The Truth about Temperaments

by Edward Kottick

originally published in Guild of American Luthiers Quarterly Volume 12, #2, 1984 and Big Red Book of American Lutherie Volume #1, 2000



There is a good deal of misinformation in print about consonance, dissonance, scales, harmonics, intervals, tuning, and temperaments. Even textbooks and scientific journals have gotten these subjects wrong, and I hope to correct the situation.

Let us begin with the terms “consonance” and “dissonance.” These words have two separate sets of meanings, one musical and psychological, the other acoustical and physical; and they are often confused. From the musical point of view a dissonance is a combination of tones which, dictated by usage, projects a quality of restlessness, motion, direction, or instability. Dissonances want to go somewhere; that is, they want to resolve to consonances, which have, of course, the opposite effect. Consonances are combinations of tones to which we ascribe the qualities of restfulness, stability, and a feeling of arrival. Note that I have described the character of these terms as something dictated by usage, rather than as qualities inherent in the combination of tones. Since around 1450 (the beginning of the Renaissance) major and minor thirds and sixths, perfect fourths, fifths, and octaves have been considered consonances, although a distinction is made between perfect consonances (fourths, fifths, and octaves) and the others, which are imperfect consonances. Every other combination of tones is considered dissonant, including the fourth if it appears above the lowest sounding note.
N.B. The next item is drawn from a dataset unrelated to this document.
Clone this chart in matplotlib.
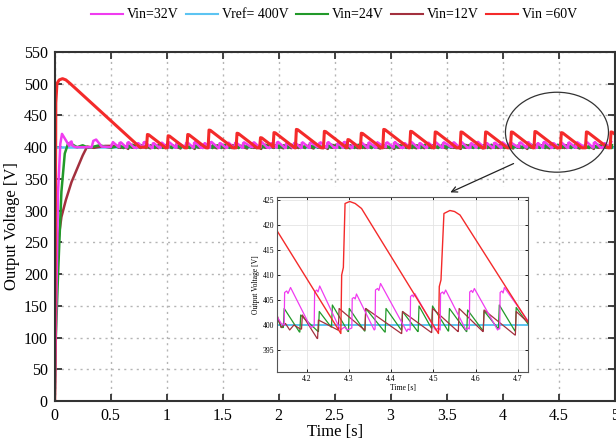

Music needs both consonance and dissonance. Without the latter it would be bland, dull, and lacking in direction. Although we may not think of composers such as Palestrina, Bach, and Chopin (to pull some names out of the air) as dissonant composers, there is an enormous amount of dissonance, as we just defined it, in their music. Furthermore, a dissonance is a dissonance only if we all say so. In the music of John Phillip Sousa a major chord with an added sixth (which makes a dissonant second to the fifth) is a dissonance; but in a jazz style that same combination of tones is treated as a consonance and is perceived in that way. In polyphonic music (music of more than one part) of the Middle Ages the third was considered dissonant, but around 1450 it began to be perceived as a consonance. This is an apparent contradiction only if the interval itself is considered in vacuo; but in the context of the music, medieval composers treated thirds and sixths as unstable combinations that needed to be resolved to perfect consonances, while Renaissance composers, and all those who followed up to the 20th century, considered thirds and sixths consonant and the building blocks of music.